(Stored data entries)
++++++
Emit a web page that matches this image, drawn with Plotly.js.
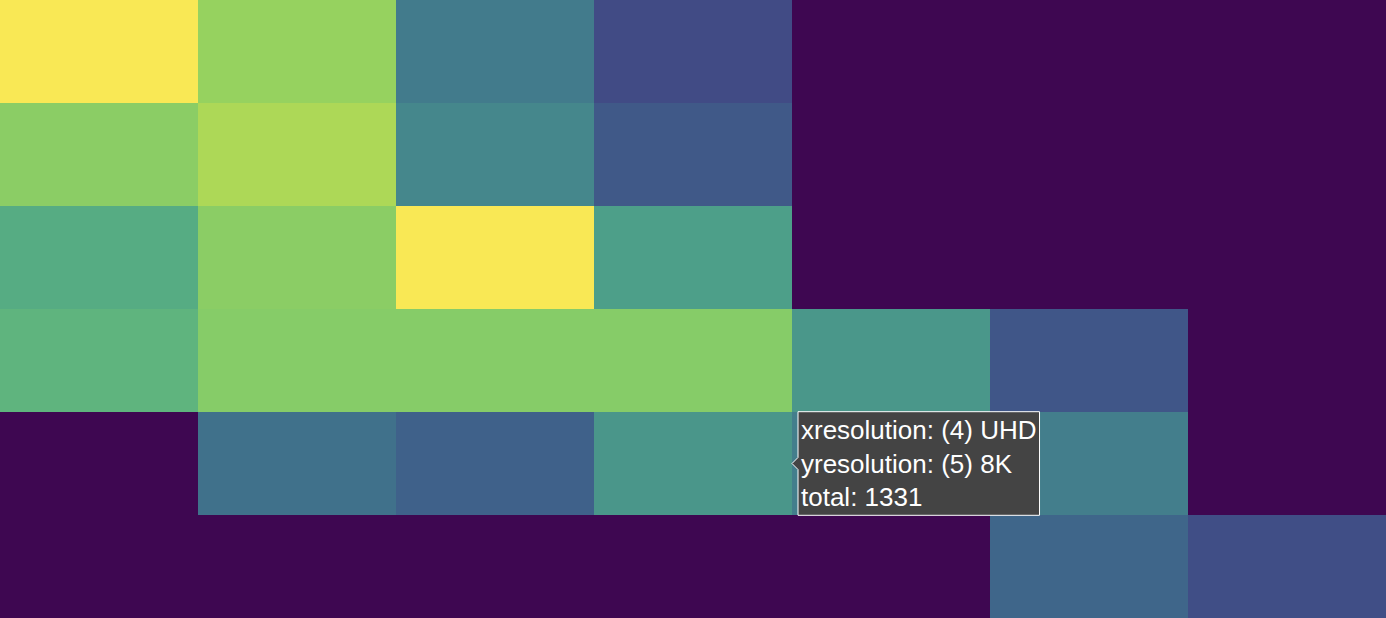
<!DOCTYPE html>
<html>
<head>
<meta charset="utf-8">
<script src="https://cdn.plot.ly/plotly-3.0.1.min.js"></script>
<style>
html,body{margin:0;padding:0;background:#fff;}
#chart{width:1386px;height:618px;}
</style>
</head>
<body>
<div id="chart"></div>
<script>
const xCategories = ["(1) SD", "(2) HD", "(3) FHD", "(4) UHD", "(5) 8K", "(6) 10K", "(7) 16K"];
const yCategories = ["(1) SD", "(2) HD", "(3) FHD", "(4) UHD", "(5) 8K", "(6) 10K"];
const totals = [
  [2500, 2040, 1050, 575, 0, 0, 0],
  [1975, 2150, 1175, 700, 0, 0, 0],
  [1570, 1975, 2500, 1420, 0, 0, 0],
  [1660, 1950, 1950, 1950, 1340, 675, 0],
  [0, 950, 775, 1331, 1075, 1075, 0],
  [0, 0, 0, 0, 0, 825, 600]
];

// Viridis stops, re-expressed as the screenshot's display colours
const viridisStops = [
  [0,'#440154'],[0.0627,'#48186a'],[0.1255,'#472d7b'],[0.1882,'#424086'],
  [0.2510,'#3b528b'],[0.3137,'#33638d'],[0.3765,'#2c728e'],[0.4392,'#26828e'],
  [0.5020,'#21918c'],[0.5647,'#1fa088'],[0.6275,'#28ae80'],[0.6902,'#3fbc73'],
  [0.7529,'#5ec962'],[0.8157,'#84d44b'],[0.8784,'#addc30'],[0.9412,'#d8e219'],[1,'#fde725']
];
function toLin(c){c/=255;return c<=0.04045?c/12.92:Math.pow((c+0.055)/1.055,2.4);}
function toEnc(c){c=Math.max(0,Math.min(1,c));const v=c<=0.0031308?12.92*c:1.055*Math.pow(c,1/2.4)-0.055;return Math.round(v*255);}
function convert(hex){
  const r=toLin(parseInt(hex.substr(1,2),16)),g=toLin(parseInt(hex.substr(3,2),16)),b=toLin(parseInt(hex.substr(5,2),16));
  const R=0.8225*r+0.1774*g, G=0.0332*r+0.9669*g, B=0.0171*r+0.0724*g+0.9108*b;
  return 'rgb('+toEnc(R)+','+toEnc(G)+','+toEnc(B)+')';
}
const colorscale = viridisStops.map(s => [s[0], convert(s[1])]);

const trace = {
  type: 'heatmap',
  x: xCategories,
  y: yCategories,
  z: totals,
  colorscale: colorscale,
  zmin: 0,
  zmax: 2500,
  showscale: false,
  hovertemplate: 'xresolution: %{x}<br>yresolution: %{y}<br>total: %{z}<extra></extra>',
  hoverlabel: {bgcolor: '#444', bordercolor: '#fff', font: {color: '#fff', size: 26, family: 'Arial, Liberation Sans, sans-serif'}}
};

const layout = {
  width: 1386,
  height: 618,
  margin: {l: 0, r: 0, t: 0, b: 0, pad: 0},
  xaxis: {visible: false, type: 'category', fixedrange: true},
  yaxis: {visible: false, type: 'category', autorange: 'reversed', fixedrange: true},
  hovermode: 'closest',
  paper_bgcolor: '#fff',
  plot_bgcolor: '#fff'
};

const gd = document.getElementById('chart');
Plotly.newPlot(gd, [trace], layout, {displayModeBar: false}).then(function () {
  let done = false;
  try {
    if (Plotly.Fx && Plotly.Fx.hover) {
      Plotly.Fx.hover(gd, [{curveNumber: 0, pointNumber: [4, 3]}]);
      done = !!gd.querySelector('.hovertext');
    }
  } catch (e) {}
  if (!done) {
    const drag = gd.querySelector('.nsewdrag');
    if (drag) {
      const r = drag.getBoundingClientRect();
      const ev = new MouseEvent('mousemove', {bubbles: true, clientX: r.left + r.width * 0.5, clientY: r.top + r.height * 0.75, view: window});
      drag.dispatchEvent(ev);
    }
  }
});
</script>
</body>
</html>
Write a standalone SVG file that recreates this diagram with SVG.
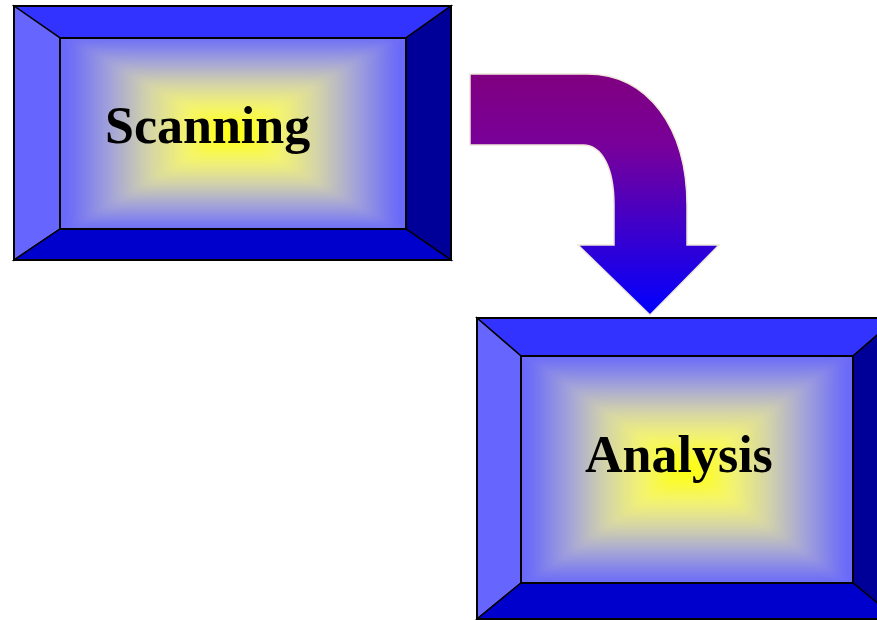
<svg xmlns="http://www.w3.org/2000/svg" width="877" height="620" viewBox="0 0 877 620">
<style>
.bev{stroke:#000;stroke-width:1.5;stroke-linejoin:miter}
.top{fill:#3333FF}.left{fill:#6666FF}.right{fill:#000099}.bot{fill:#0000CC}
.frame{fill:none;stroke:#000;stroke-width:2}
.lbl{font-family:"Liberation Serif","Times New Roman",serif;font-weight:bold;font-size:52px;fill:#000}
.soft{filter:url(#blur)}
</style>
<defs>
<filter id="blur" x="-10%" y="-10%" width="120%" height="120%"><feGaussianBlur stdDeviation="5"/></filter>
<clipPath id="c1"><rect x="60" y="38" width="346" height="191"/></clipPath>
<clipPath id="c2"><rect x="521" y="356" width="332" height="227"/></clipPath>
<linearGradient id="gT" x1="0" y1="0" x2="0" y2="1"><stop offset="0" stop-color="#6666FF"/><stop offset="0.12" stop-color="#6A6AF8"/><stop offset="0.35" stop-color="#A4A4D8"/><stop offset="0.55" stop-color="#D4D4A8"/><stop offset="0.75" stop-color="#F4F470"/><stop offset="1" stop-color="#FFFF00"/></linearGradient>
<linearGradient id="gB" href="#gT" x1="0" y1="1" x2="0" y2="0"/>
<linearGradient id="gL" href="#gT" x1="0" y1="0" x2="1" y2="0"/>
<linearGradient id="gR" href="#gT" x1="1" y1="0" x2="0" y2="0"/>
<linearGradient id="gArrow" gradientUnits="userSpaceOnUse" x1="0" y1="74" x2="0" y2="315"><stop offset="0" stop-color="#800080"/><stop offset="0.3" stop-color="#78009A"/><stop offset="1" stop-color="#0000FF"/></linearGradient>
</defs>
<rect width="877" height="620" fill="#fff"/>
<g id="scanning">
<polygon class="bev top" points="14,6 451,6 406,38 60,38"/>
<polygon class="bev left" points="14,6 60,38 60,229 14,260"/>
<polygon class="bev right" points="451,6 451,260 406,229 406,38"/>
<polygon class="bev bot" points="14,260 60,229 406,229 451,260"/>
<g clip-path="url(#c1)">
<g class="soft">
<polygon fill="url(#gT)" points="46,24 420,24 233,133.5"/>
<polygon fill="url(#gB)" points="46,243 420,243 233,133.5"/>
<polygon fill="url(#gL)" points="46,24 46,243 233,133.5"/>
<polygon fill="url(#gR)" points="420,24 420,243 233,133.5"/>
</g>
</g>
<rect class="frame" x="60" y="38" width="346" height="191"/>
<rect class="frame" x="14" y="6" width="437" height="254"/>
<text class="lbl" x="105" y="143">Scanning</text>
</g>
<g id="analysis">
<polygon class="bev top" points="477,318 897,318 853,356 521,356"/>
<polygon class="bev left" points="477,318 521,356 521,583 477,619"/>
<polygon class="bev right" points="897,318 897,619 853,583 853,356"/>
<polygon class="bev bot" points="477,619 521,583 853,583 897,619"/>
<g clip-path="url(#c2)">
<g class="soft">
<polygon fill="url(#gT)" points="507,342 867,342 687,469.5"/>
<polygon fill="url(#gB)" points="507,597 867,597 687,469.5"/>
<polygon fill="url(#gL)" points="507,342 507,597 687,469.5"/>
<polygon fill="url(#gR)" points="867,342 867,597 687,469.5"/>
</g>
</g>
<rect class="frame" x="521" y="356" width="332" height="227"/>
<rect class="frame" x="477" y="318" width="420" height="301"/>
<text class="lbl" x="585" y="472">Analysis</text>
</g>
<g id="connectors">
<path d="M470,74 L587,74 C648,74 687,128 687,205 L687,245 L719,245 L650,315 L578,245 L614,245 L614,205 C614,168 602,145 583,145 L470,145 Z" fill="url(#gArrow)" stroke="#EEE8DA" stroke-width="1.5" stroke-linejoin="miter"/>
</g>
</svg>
++++++
Exercise goal: Transcribe all entries above exactly. Drop the pictures.

Response below:
Emit a web page that matches this image, drawn with Plotly.js.
<!DOCTYPE html>
<html>
<head>
<meta charset="utf-8">
<script src="https://cdn.plot.ly/plotly-3.0.1.min.js"></script>
<style>
html,body{margin:0;padding:0;background:#fff;}
#chart{width:1386px;height:618px;}
</style>
</head>
<body>
<div id="chart"></div>
<script>
const xCategories = ["(1) SD", "(2) HD", "(3) FHD", "(4) UHD", "(5) 8K", "(6) 10K", "(7) 16K"];
const yCategories = ["(1) SD", "(2) HD", "(3) FHD", "(4) UHD", "(5) 8K", "(6) 10K"];
const totals = [
  [2500, 2040, 1050, 575, 0, 0, 0],
  [1975, 2150, 1175, 700, 0, 0, 0],
  [1570, 1975, 2500, 1420, 0, 0, 0],
  [1660, 1950, 1950, 1950, 1340, 675, 0],
  [0, 950, 775, 1331, 1075, 1075, 0],
  [0, 0, 0, 0, 0, 825, 600]
];

// Viridis stops, re-expressed as the screenshot's display colours
const viridisStops = [
  [0,'#440154'],[0.0627,'#48186a'],[0.1255,'#472d7b'],[0.1882,'#424086'],
  [0.2510,'#3b528b'],[0.3137,'#33638d'],[0.3765,'#2c728e'],[0.4392,'#26828e'],
  [0.5020,'#21918c'],[0.5647,'#1fa088'],[0.6275,'#28ae80'],[0.6902,'#3fbc73'],
  [0.7529,'#5ec962'],[0.8157,'#84d44b'],[0.8784,'#addc30'],[0.9412,'#d8e219'],[1,'#fde725']
];
function toLin(c){c/=255;return c<=0.04045?c/12.92:Math.pow((c+0.055)/1.055,2.4);}
function toEnc(c){c=Math.max(0,Math.min(1,c));const v=c<=0.0031308?12.92*c:1.055*Math.pow(c,1/2.4)-0.055;return Math.round(v*255);}
function convert(hex){
  const r=toLin(parseInt(hex.substr(1,2),16)),g=toLin(parseInt(hex.substr(3,2),16)),b=toLin(parseInt(hex.substr(5,2),16));
  const R=0.8225*r+0.1774*g, G=0.0332*r+0.9669*g, B=0.0171*r+0.0724*g+0.9108*b;
  return 'rgb('+toEnc(R)+','+toEnc(G)+','+toEnc(B)+')';
}
const colorscale = viridisStops.map(s => [s[0], convert(s[1])]);

const trace = {
  type: 'heatmap',
  x: xCategories,
  y: yCategories,
  z: totals,
  colorscale: colorscale,
  zmin: 0,
  zmax: 2500,
  showscale: false,
  hovertemplate: 'xresolution: %{x}<br>yresolution: %{y}<br>total: %{z}<extra></extra>',
  hoverlabel: {bgcolor: '#444', bordercolor: '#fff', font: {color: '#fff', size: 26, family: 'Arial, Liberation Sans, sans-serif'}}
};

const layout = {
  width: 1386,
  height: 618,
  margin: {l: 0, r: 0, t: 0, b: 0, pad: 0},
  xaxis: {visible: false, type: 'category', fixedrange: true},
  yaxis: {visible: false, type: 'category', autorange: 'reversed', fixedrange: true},
  hovermode: 'closest',
  paper_bgcolor: '#fff',
  plot_bgcolor: '#fff'
};

const gd = document.getElementById('chart');
Plotly.newPlot(gd, [trace], layout, {displayModeBar: false}).then(function () {
  let done = false;
  try {
    if (Plotly.Fx && Plotly.Fx.hover) {
      Plotly.Fx.hover(gd, [{curveNumber: 0, pointNumber: [4, 3]}]);
      done = !!gd.querySelector('.hovertext');
    }
  } catch (e) {}
  if (!done) {
    const drag = gd.querySelector('.nsewdrag');
    if (drag) {
      const r = drag.getBoundingClientRect();
      const ev = new MouseEvent('mousemove', {bubbles: true, clientX: r.left + r.width * 0.5, clientY: r.top + r.height * 0.75, view: window});
      drag.dispatchEvent(ev);
    }
  }
});
</script>
</body>
</html>
Write a standalone SVG file that recreates this diagram with SVG.
<svg xmlns="http://www.w3.org/2000/svg" width="877" height="620" viewBox="0 0 877 620">
<style>
.bev{stroke:#000;stroke-width:1.5;stroke-linejoin:miter}
.top{fill:#3333FF}.left{fill:#6666FF}.right{fill:#000099}.bot{fill:#0000CC}
.frame{fill:none;stroke:#000;stroke-width:2}
.lbl{font-family:"Liberation Serif","Times New Roman",serif;font-weight:bold;font-size:52px;fill:#000}
.soft{filter:url(#blur)}
</style>
<defs>
<filter id="blur" x="-10%" y="-10%" width="120%" height="120%"><feGaussianBlur stdDeviation="5"/></filter>
<clipPath id="c1"><rect x="60" y="38" width="346" height="191"/></clipPath>
<clipPath id="c2"><rect x="521" y="356" width="332" height="227"/></clipPath>
<linearGradient id="gT" x1="0" y1="0" x2="0" y2="1"><stop offset="0" stop-color="#6666FF"/><stop offset="0.12" stop-color="#6A6AF8"/><stop offset="0.35" stop-color="#A4A4D8"/><stop offset="0.55" stop-color="#D4D4A8"/><stop offset="0.75" stop-color="#F4F470"/><stop offset="1" stop-color="#FFFF00"/></linearGradient>
<linearGradient id="gB" href="#gT" x1="0" y1="1" x2="0" y2="0"/>
<linearGradient id="gL" href="#gT" x1="0" y1="0" x2="1" y2="0"/>
<linearGradient id="gR" href="#gT" x1="1" y1="0" x2="0" y2="0"/>
<linearGradient id="gArrow" gradientUnits="userSpaceOnUse" x1="0" y1="74" x2="0" y2="315"><stop offset="0" stop-color="#800080"/><stop offset="0.3" stop-color="#78009A"/><stop offset="1" stop-color="#0000FF"/></linearGradient>
</defs>
<rect width="877" height="620" fill="#fff"/>
<g id="scanning">
<polygon class="bev top" points="14,6 451,6 406,38 60,38"/>
<polygon class="bev left" points="14,6 60,38 60,229 14,260"/>
<polygon class="bev right" points="451,6 451,260 406,229 406,38"/>
<polygon class="bev bot" points="14,260 60,229 406,229 451,260"/>
<g clip-path="url(#c1)">
<g class="soft">
<polygon fill="url(#gT)" points="46,24 420,24 233,133.5"/>
<polygon fill="url(#gB)" points="46,243 420,243 233,133.5"/>
<polygon fill="url(#gL)" points="46,24 46,243 233,133.5"/>
<polygon fill="url(#gR)" points="420,24 420,243 233,133.5"/>
</g>
</g>
<rect class="frame" x="60" y="38" width="346" height="191"/>
<rect class="frame" x="14" y="6" width="437" height="254"/>
<text class="lbl" x="105" y="143">Scanning</text>
</g>
<g id="analysis">
<polygon class="bev top" points="477,318 897,318 853,356 521,356"/>
<polygon class="bev left" points="477,318 521,356 521,583 477,619"/>
<polygon class="bev right" points="897,318 897,619 853,583 853,356"/>
<polygon class="bev bot" points="477,619 521,583 853,583 897,619"/>
<g clip-path="url(#c2)">
<g class="soft">
<polygon fill="url(#gT)" points="507,342 867,342 687,469.5"/>
<polygon fill="url(#gB)" points="507,597 867,597 687,469.5"/>
<polygon fill="url(#gL)" points="507,342 507,597 687,469.5"/>
<polygon fill="url(#gR)" points="867,342 867,597 687,469.5"/>
</g>
</g>
<rect class="frame" x="521" y="356" width="332" height="227"/>
<rect class="frame" x="477" y="318" width="420" height="301"/>
<text class="lbl" x="585" y="472">Analysis</text>
</g>
<g id="connectors">
<path d="M470,74 L587,74 C648,74 687,128 687,205 L687,245 L719,245 L650,315 L578,245 L614,245 L614,205 C614,168 602,145 583,145 L470,145 Z" fill="url(#gArrow)" stroke="#EEE8DA" stroke-width="1.5" stroke-linejoin="miter"/>
</g>
</svg>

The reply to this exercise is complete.